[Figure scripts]
▬▬▬

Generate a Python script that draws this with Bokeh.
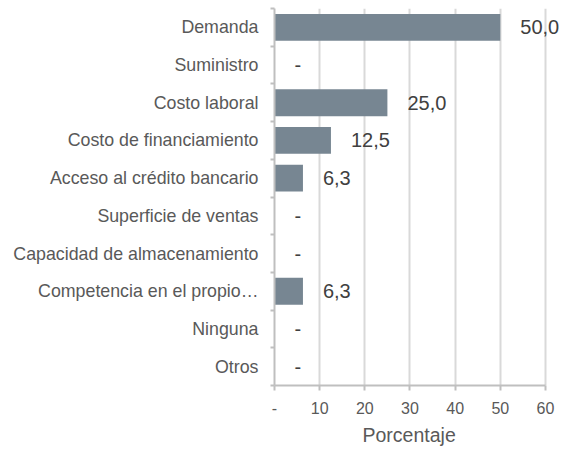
from bokeh.plotting import figure
from bokeh.models import ColumnDataSource, FixedTicker, Range1d, LabelSet, Title
from bokeh.core.properties import value
from bokeh.embed import file_html
from bokeh.resources import INLINE

categories = ["Demanda", "Suministro", "Costo laboral", "Costo de financiamiento",
              "Acceso al crédito bancario", "Superficie de ventas",
              "Capacidad de almacenamiento", "Competencia en el propio…",
              "Ninguna", "Otros"]
values = [50.0, 0.0, 25.0, 12.5, 6.3, 0.0, 0.0, 6.3, 0.0, 0.0]
x_ticks = [0, 10, 20, 30, 40, 50, 60]
x_title = "Porcentaje"

FONT = "Liberation Sans"
TXT = "#595959"
AX = "#bfbfbf"

n = len(categories)
ypos = [i + 0.5 for i in range(n)]
labels = ["-" if v == 0 else f"{v:.1f}".replace(".", ",") for v in values]
src = ColumnDataSource(dict(y=ypos, v=values, lab=labels))

# frame extends right of 60 so value labels are not clipped; axis stops at 60
p = figure(width=568, height=450, output_backend="svg", toolbar_location=None,
           x_range=Range1d(0, 65.1), y_range=Range1d(n, 0),
           min_border_left=274, min_border_right=0, min_border_top=8,
           min_border_bottom=64)
p.outline_line_color = None
p.background_fill_color = "white"

p.hbar(y="y", right="v", left=0, height=0.71, source=src,
       fill_color="#778692", line_color=None)

lbl = LabelSet(x="v", y="y", text="lab", source=src, x_offset=20,
               text_align="left", text_baseline="middle",
               text_font=value(FONT), text_font_size="20px", text_color="#404040")
p.add_layout(lbl)

# x axis
p.xaxis.ticker = FixedTicker(ticks=x_ticks)
p.xaxis.bounds = (x_ticks[0], x_ticks[-1])
p.xaxis.major_label_overrides = {0: "-"}
p.xaxis.major_label_text_font = FONT
p.xaxis.major_label_text_font_size = "16px"
p.xaxis.major_label_text_color = TXT
p.xaxis.major_label_standoff = 11
p.xaxis.axis_line_color = AX
p.xaxis.axis_line_width = 2
p.xaxis.major_tick_line_color = AX
p.xaxis.major_tick_line_width = 2
p.xaxis.major_tick_out = 5
p.xaxis.major_tick_in = 0
p.xaxis.minor_tick_line_color = None

# axis title, centred under the 0-60 span (not the wider frame)
t = Title(text=x_title, align="left", offset=88, standoff=10,
          text_font=FONT, text_font_size="19.5px", text_font_style="normal",
          text_color=TXT)
p.add_layout(t, "below")

# y axis
p.yaxis.ticker = FixedTicker(ticks=ypos, minor_ticks=list(range(n + 1)))
p.yaxis.major_label_overrides = {y: c for y, c in zip(ypos, categories)}
p.yaxis.major_label_text_font = FONT
p.yaxis.major_label_text_font_size = "17.8px"
p.yaxis.major_label_text_color = TXT
p.yaxis.major_label_standoff = 10
p.yaxis.major_tick_line_color = None
p.yaxis.minor_tick_line_color = AX
p.yaxis.minor_tick_line_width = 2
p.yaxis.minor_tick_out = 4
p.yaxis.minor_tick_in = 0
p.yaxis.axis_line_color = AX
p.yaxis.axis_line_width = 2

p.xgrid.grid_line_color = "#d9d9d9"
p.xgrid.grid_line_width = 2
p.ygrid.grid_line_color = None

open("out.html", "w").write(file_html(p, INLINE))
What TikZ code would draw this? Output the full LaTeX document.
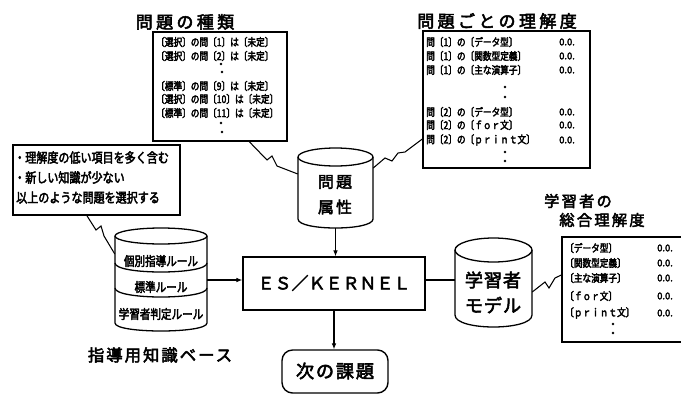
\documentclass[tikz,border=0pt]{standalone}
\usepackage{fontspec}
\setmainfont{Noto Sans CJK JP}[FakeBold=3]
\newfontfamily\narrowjp{Noto Sans CJK JP}[FakeBold=3,FakeStretch=0.82]
\usetikzlibrary{fit,calc,arrows.meta}
\newcommand{\fsz}[1]{\fontsize{#1}{#1}\selectfont}
\newcommand{\drawcyl}[5]{%
  \draw[cylline] (#1,#3) -- (#1,#4) .. controls (#1,{#4+1.333*#5}) and (#2,{#4+1.333*#5}) .. (#2,#4) -- (#2,#3);
  \draw[cylline] ({(#1+#2)/2},#3) ellipse [x radius={(#2-#1)/2}, y radius=#5];}
\tikzset{
  box/.style={draw, line width=1.2pt, inner sep=0pt},
  cylline/.style={line width=1.1pt},
  conn/.style={line width=0.9pt},
  arr/.style={line width=0.9pt, -{Latex[length=5pt,width=4pt]}},
  title/.style={font=\fsz{14.5pt}\addfontfeature{LetterSpace=20}, inner sep=0pt},
  subtitle/.style={font=\fsz{13pt}\addfontfeature{LetterSpace=15}, inner sep=0pt},
  item/.style={font=\narrowjp\fsz{9pt}, anchor=west, inner sep=0pt},
  val/.style={font=\fsz{8pt}, anchor=west, inner sep=0pt},
  kbtext/.style={font=\narrowjp\fsz{11pt}, inner sep=0pt},
  cyltext/.style={font=\fsz{13.5pt}\addfontfeature{LetterSpace=15}, inner sep=0pt},
  note/.style={font=\narrowjp\fsz{11.5pt}, anchor=west, inner sep=0pt},
}
\begin{document}
\begin{tikzpicture}[x=0.03cm,y=-0.03cm]
\useasboundingbox (0,0) rectangle (681,394);
\clip (0,0) rectangle (681,394);

% ---------- problem types ----------
\node[title] (t1) at (185,22) {問題の種類};
\node[box, fit={(153,32) (287,141)}] (types) {};
\node[item] (ty1) at (156,42)  {〔選択〕の問〔1〕は〔未定〕};
\node[item] (ty2) at (156,56)  {〔選択〕の問〔2〕は〔未定〕};
\node[item] (ty3) at (156,86)  {〔標準〕の問〔9〕は〔未定〕};
\node[item] (ty4) at (156,99)  {〔選択〕の問〔10〕は〔未定〕};
\node[item] (ty5) at (156,113) {〔標準〕の問〔11〕は〔未定〕};
\foreach \p in {(221,64),(222,72),(221,123),(222,132)} \fill \p circle (1.3);

% ---------- understanding per problem ----------
\node[title] (t2) at (497,21) {問題ごとの理解度};
\node[box, fit={(423,31) (590,168)}] (perq) {};
\foreach \y/\t in {42/問〔1〕の〔データ型〕, 56/問〔1〕の〔関数型定義〕, 70/問〔1〕の〔主な演算子〕,
                   112/問〔2〕の〔データ型〕, 125/問〔2〕の〔ｆｏｒ文〕, 140/問〔2〕の〔ｐｒｉｎｔ文〕}{
  \node[item] at (426,\y) {\t};
  \node[val] at (559,\y) {0.0.};
}
\foreach \p in {(505,87),(505,97),(505,152),(505,161)} \fill \p circle (1.3);

% ---------- problem attribute cylinder ----------
\drawcyl{298}{373}{157}{219}{9}
\node[fit={(298,148) (373,228)}, inner sep=0pt] (attr) {};
\node[cyltext] (attr1) at (335,182) {問題};
\node[cyltext] (attr2) at (335,207) {属性};

% ---------- note box ----------
\node[box, line width=1.6pt, fit={(13,145) (180,215)}] (notebox) {};
\node[note] (n1) at (14,157.5) {・理解度の低い項目を多く含む};
\node[note] (n2) at (14,177.5) {・新しい知識が少ない};
\node[note] (n3) at (16,197.5) {以上のような問題を選択する};

% ---------- knowledge base ----------
\drawcyl{115}{207}{236}{323}{8}
\draw[cylline] (115,263) .. controls (115,275) and (207,275) .. (207,263);
\draw[cylline] (115,288) .. controls (115,300) and (207,300) .. (207,288);
\node[fit={(115,228) (207,334)}, inner sep=0pt] (kb) {};
\node[kbtext] (kb1) at (161,261) {個別指導ルール};
\node[kbtext] (kb2) at (161,287) {標準ルール};
\node[kbtext] (kb3) at (161,314) {学習者判定ルール};
\node[subtitle, font=\fsz{14pt}\addfontfeature{LetterSpace=12}] (kbl) at (160,355) {指導用知識ベース};

% ---------- ES/KERNEL ----------
\node[box, fit={(243,257) (425,310)}] (es) {};
\node[font=\fsz{14.5pt}, inner sep=0pt] (estext) at (334,283) {ＥＳ／ＫＥＲＮＥＬ};

% ---------- next task ----------
\node[draw, line width=1.2pt, rounded corners=9pt, fit={(282,350) (388,393)}, inner sep=0pt] (next) {};
\node[font=\fsz{15.5pt}\addfontfeature{LetterSpace=10}, inner sep=0pt] (nexttext) at (335,371) {次の課題};

% ---------- learner model ----------
\drawcyl{455}{532}{250}{315}{12}
\node[fit={(455,238) (532,327)}, inner sep=0pt] (lm) {};
\node[cyltext, font=\fsz{15.5pt}\addfontfeature{LetterSpace=5}] (lm1) at (493,280) {学習者};
\node[cyltext, font=\fsz{15.5pt}\addfontfeature{LetterSpace=5}] (lm2) at (493,305) {モデル};

\node[subtitle] (t3) at (578,201) {学習者の};
\node[subtitle] (t4) at (602,220) {総合理解度};
\node[box, fit={(562,237) (690,342)}] (total) {};
\foreach \y/\t in {248/〔データ型〕, 263/〔関数型定義〕, 278/〔主な演算子〕, 296/〔ｆｏｒ文〕, 313/〔ｐｒｉｎｔ文〕}{
  \node[item] at (565,\y) {\t};
  \node[val] at (657,\y) {0.0.};
}
\foreach \p in {(613,324),(613,333)} \fill \p circle (1.3);

% ---------- connectors ----------
\draw[arr] (kb.east |- 0,280) -- (es.west |- 0,280);
\draw[conn] (es.east |- 0,280) -- (lm.west |- 0,280);
\draw[arr] (attr.south) -- (es.north -| attr.south);
\draw[arr] (es.south -| 334,0) -- (next.north -| 334,0);

% callout zigzags
\draw[conn] (types.south west) ++(97,0) -- (267,160) -- (272,156) -- (277,166) -- (attr.west |- 0,174);
\draw[conn] (attr.east |- 0,168) -- (385,158) -- (392,161) -- (398,153) -- (405,152) -- (perq.west |- 0,139);
\draw[conn] (notebox.south west) ++(75,0) -- (96,230) -- (101,226) -- (104,236) -- (kb.west |- 0,254);
\draw[conn] (lm.east |- 0,292) -- (545,282) -- (549,288) -- (555,278) -- (total.west |- 0,275);
\end{tikzpicture}
\end{document}
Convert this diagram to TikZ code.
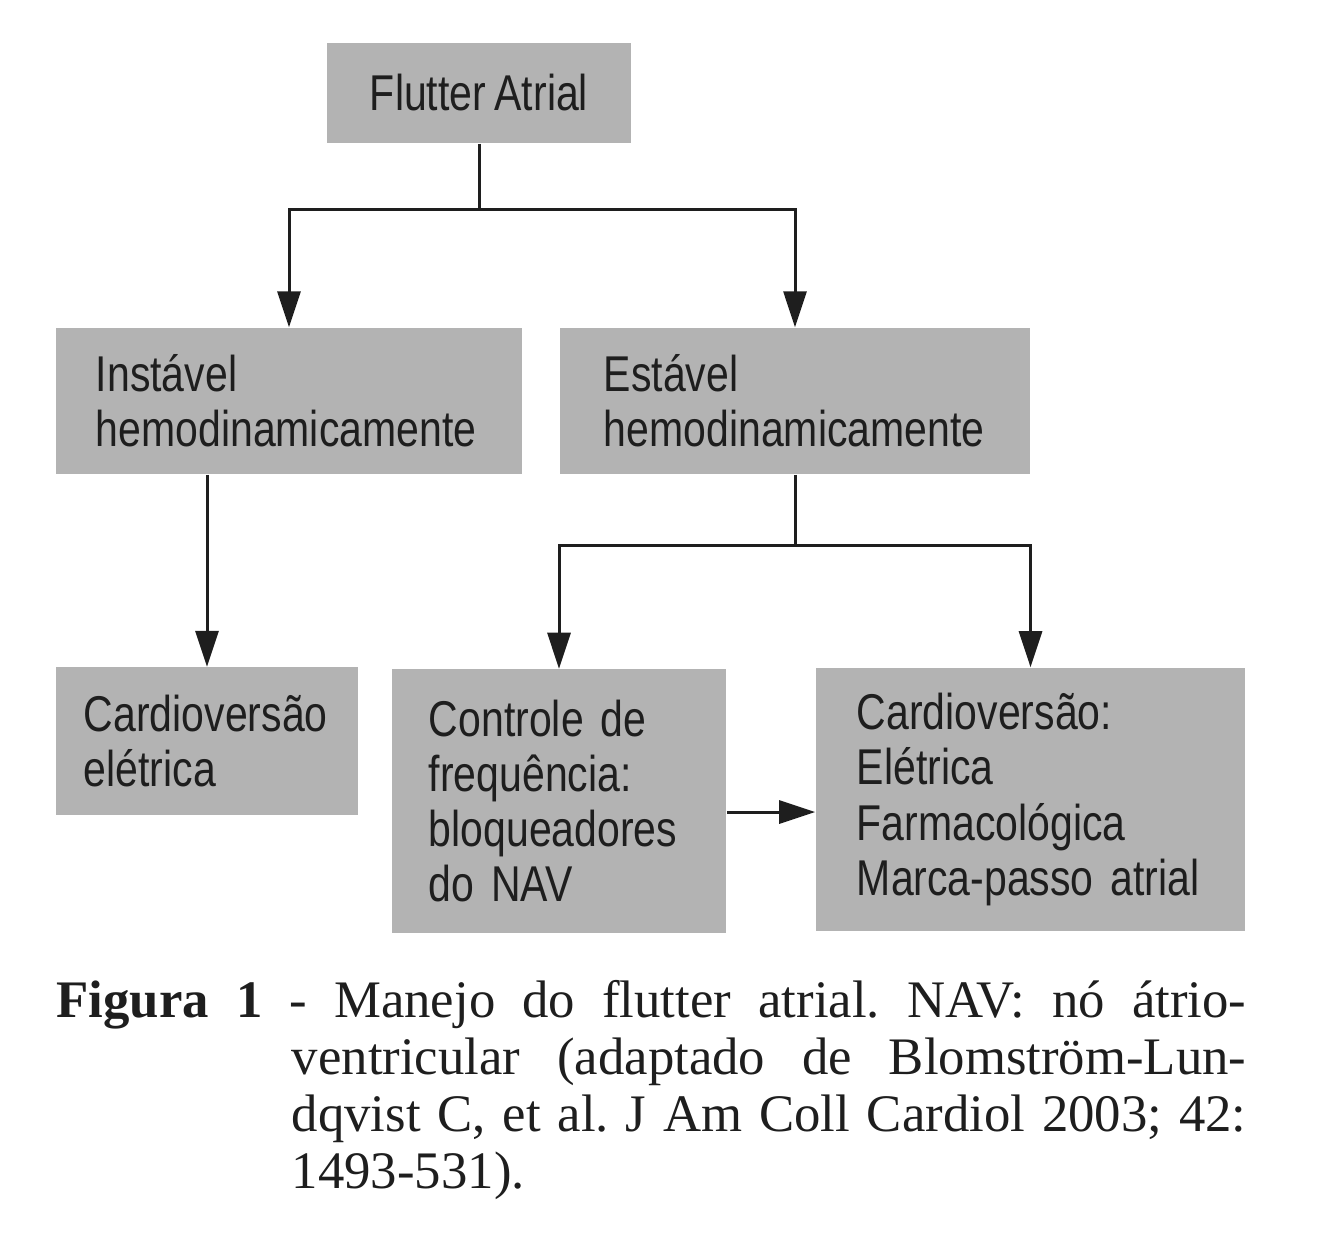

▬▬▬

Set down again, exactly, the lines of the material above from its first line to the one with "src = ColumnDataSource(dict(y=ypos, v=values, lab=labels))", inclusive. Leave the pictures out.

◆ **Correct response**:
Generate a Python script that draws this with Bokeh.
from bokeh.plotting import figure
from bokeh.models import ColumnDataSource, FixedTicker, Range1d, LabelSet, Title
from bokeh.core.properties import value
from bokeh.embed import file_html
from bokeh.resources import INLINE

categories = ["Demanda", "Suministro", "Costo laboral", "Costo de financiamiento",
              "Acceso al crédito bancario", "Superficie de ventas",
              "Capacidad de almacenamiento", "Competencia en el propio…",
              "Ninguna", "Otros"]
values = [50.0, 0.0, 25.0, 12.5, 6.3, 0.0, 0.0, 6.3, 0.0, 0.0]
x_ticks = [0, 10, 20, 30, 40, 50, 60]
x_title = "Porcentaje"

FONT = "Liberation Sans"
TXT = "#595959"
AX = "#bfbfbf"

n = len(categories)
ypos = [i + 0.5 for i in range(n)]
labels = ["-" if v == 0 else f"{v:.1f}".replace(".", ",") for v in values]
src = ColumnDataSource(dict(y=ypos, v=values, lab=labels))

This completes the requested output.